Lo stesso Tiziano Arlotti, dopo la sconfitta di Riccione, parlò di “un Pd in evidente difficoltà, in linea peraltro con quanto sta accadendo a livello nazionale. Abbiamo perso Riccione, Morciano e Coriano e, se si conta la tornata amministrativa del 2016, non siamo andati meglio a Cattolica, Pennabilli e Novafeltria.
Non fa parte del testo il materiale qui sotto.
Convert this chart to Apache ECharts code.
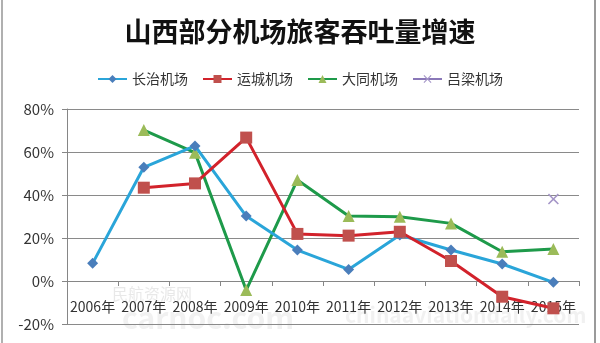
<!DOCTYPE html>
<html>
<head>
<meta charset="utf-8">
<script src="https://cdn.jsdelivr.net/npm/echarts@6/dist/echarts.min.js"></script>
<style>html,body{margin:0;padding:0;background:#fff;}#c{width:600px;height:343px;}</style>
</head>
<body>
<div id="c"></div>
<script>
var categories = ['2006年','2007年','2008年','2009年','2010年','2011年','2012年','2013年','2014年','2015年'];
var changzhi = [8.2, 52.9, 62.8, 30.2, 14.4, 5.4, 21.4, 14.4, 7.9, -0.6];
var yuncheng = [null, 43.4, 45.4, 66.7, 21.9, 21.1, 22.9, 9.3, -7.3, -12.7];
var datong = [null, 70.2, 59.7, -4.2, 47.0, 30.2, 29.9, 26.8, 13.6, 14.9];
var lvliang = [null, null, null, null, null, null, null, null, null, 38.1];
var yTicks = {min: -20, max: 80, interval: 20};

var font = '"Noto Sans CJK SC", "Microsoft YaHei", sans-serif';
var chart = echarts.init(document.getElementById('c'), null, {renderer: 'canvas'});
var xPath = 'path://M0,1L1,0L5,4L9,0L10,1L6,5L10,9L9,10L5,6L1,10L0,9L4,5Z';
var gridTop = 109, gridBottom = 19;
var gridH = 343 - gridTop - gridBottom;
var zeroOffset = -gridH * (0 - yTicks.min) / (yTicks.max - yTicks.min);
chart.setOption({
  animation: false,
  backgroundColor: '#fff',
  title: {
    text: '山西部分机场旅客吞吐量增速',
    left: 'center', top: 13,
    textStyle: {fontFamily: font, fontSize: 27, fontWeight: 'bold', color: '#111'}
  },
  legend: {
    top: 67, left: 'center',
    itemWidth: 29, itemHeight: 10, itemGap: 14,
    textStyle: {fontFamily: font, fontSize: 14, color: '#333'},
    data: ['长治机场','运城机场','大同机场','吕梁机场']
  },
  grid: {left: 67, right: 21, top: gridTop, bottom: gridBottom, containLabel: false, outerBoundsMode: 'none'},
  xAxis: {
    type: 'category', data: categories, boundaryGap: true,
    position: 'bottom', offset: zeroOffset,
    axisLine: {onZero: false, lineStyle: {color: '#868686', width: 1}},
    axisTick: {show: true, length: 5, lineStyle: {color: '#868686'}},
    axisLabel: {interval: 0, margin: 19, fontFamily: font, fontSize: 14, color: '#333'}
  },
  yAxis: {
    type: 'value', min: yTicks.min, max: yTicks.max, interval: yTicks.interval,
    axisLine: {show: true, lineStyle: {color: '#868686'}},
    axisTick: {show: true, length: 5, lineStyle: {color: '#868686'}},
    axisLabel: {formatter: '{value}%', margin: 13, fontFamily: font, fontSize: 15, color: '#333'},
    splitLine: {lineStyle: {color: '#8a8a8a', width: 1}}
  },
  series: [
    {name: '长治机场', type: 'line', data: changzhi,
     symbol: 'diamond', symbolSize: 11,
     lineStyle: {color: '#2AA5D9', width: 3},
     itemStyle: {color: '#4A7EBB'}, z: 3},
    {name: '运城机场', type: 'line', data: yuncheng,
     symbol: 'rect', symbolSize: 12,
     lineStyle: {color: '#D2222B', width: 3},
     itemStyle: {color: '#C0504D'}, z: 4},
    {name: '大同机场', type: 'line', data: datong,
     symbol: 'triangle', symbolSize: 12,
     lineStyle: {color: '#1E9A4A', width: 3},
     itemStyle: {color: '#9BBB59'}, z: 2},
    {name: '吕梁机场', type: 'line', data: lvliang,
     symbol: xPath, symbolSize: 11,
     lineStyle: {color: '#8A78B8', width: 3},
     itemStyle: {color: '#A596C8'}, z: 5}
  ],
  graphic: [
    {type: 'rect', shape: {x: 1, y: 0, width: 2, height: 343}, style: {fill: '#b0b0b0'}},
    {type: 'rect', shape: {x: 594, y: 0, width: 2, height: 343}, style: {fill: '#9a9a9a'}},
    {type: 'text', left: 112, top: 286, z: -1, style: {text: '民航资源网', fontFamily: font, fontSize: 16, fill: 'rgba(190,190,190,0.35)'}},
    {type: 'text', left: 122, top: 303, z: -1, style: {text: 'carnoc.com', fontFamily: font, fontSize: 30, fontWeight: 'bold', fill: 'rgba(200,200,200,0.25)'}},
    {type: 'text', left: 345, top: 305, z: -1, style: {text: 'chinaaviationdaily.com', fontFamily: font, fontSize: 21, fontWeight: 'bold', fill: 'rgba(200,200,200,0.25)'}}
  ]
});
</script>
</body>
</html>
Le uniche eccezioni sono state Rimini, ed è una grande eccezione evidentemente, e Montescudo Montecolombo”. Niente polemiche e nessuna ricerca di capri espiatori, però, disse Arlotti, ma “aprire una fase di analisi a 360 gradi, sincera, senza ipocrisie, anche cruda se è necessario”. Se è vero che “nel Pd sia vittoria sia sconfitta hanno padri e madri”, come sentenziò all’epoca Arlotti, chi sono i genitori della debacle elettorale del 4 marzo a Rimini? Perché è vero che il Pd è stato travolto ovunque, ma ci sono state realtà, anche in questa regione, che sono andate diversamente rispetto al “cappotto” di Rimini.
Merita di essere ricordata anche un’altra analisi di Juri Magrini. La esternò nella direzione provinciale del Pd nell’estate dello scorso anno, a bilancio del magro bottino elettorale, a proposito del rapporto con patto civico: “Cos’è Patto civico? Una forza politica? A guardare tutti i politici navigati, di mestiere, pezzi di centro destra che lo compongono e che usano quel simbolo per fare il salto da destra a sinistra? Sembrerebbe di si. Oppure è apertura al civismo? Alla società? Se il PD pensa di risolvere il rapporto dell’apertura al civismo solo con questo contenitore, credo noi si stia facendo un grosso errore perché parte di quell’elettorato moderato che ha sempre ha votato a destra e Berlusconi, appena quel campo sarà riorganizzato tornerà naturalmente all’ovile. Allora credo che dobbiamo aprirci veramente a quel mondo che si nasconde nell’astensionismo”. Ma su Rimini non si erano ancora addensati i nuvoloni che domenica hanno fatto piovere fulmini e tempesta e le parole di Magrini vennero accolte con una alzata di spalle. Però lui aveva profetizzato: “Il rischio che il PD imploda è concreto”. Detto fatto.